Amateur 30-Grand Race
While Nash proved that a flat tire – or three – isn’t necessarily an automatic death sentence for a racer’s lead, when a field is as competitive as the Grand Junction Off-Road, it’s often a few seconds that determine a rider’s place on the podium. And when those seconds are wasted on the side of a trail fixing a flat tire, they’re often impossible to get back. It’s the harsh reality of racing and one Robb Parsons understands all too well.
The Grand Junction resident and member of the infamous Endoholics riding group won the amateur 30-Grand race last year by nearly seven minutes. This year, however, Parsons was bit by the same bug that brought down some of the top riders in the pro race.

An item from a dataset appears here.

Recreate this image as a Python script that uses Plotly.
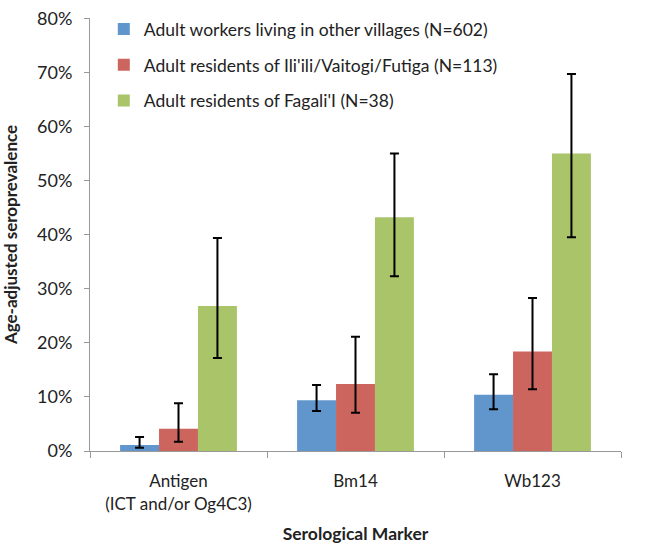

“I can’t even remember the last time I had a flat, and that day I had two,” Parsons said.
And, just as they did with the pro riders, Parsons flats exacted a heavy toll. He managed to shake off the first one and had nearly caught up to the lead group when his second tire blew and took with it any chance he still had of defending his title.
“It’s so hard to regain your energy and your momentum after a flat,” Parsons said. “I tried to power through it and catch up to the lead group again, but I just didn’t have enough in me by that point.”
Parsons still managed to finish in fifth place with a time of 2:37:18, and like the majority of other racers who found themselves on the wrong side of the flat-tire epidemic, he also managed to keep a positive perspective on the series of unfortunate events.
“That’s just part of racing,” he said. “You never know what’s going to happen on any given day.”
“I think this is one of the best races we have in the U.S.,” Sonntag said. “All weekend long there was a great atmosphere everywhere – the people, the race, the town, all of it. It was amazing. I’ll definitely be back next year.”
Because flat or no flat, some parties are just too damn good to miss!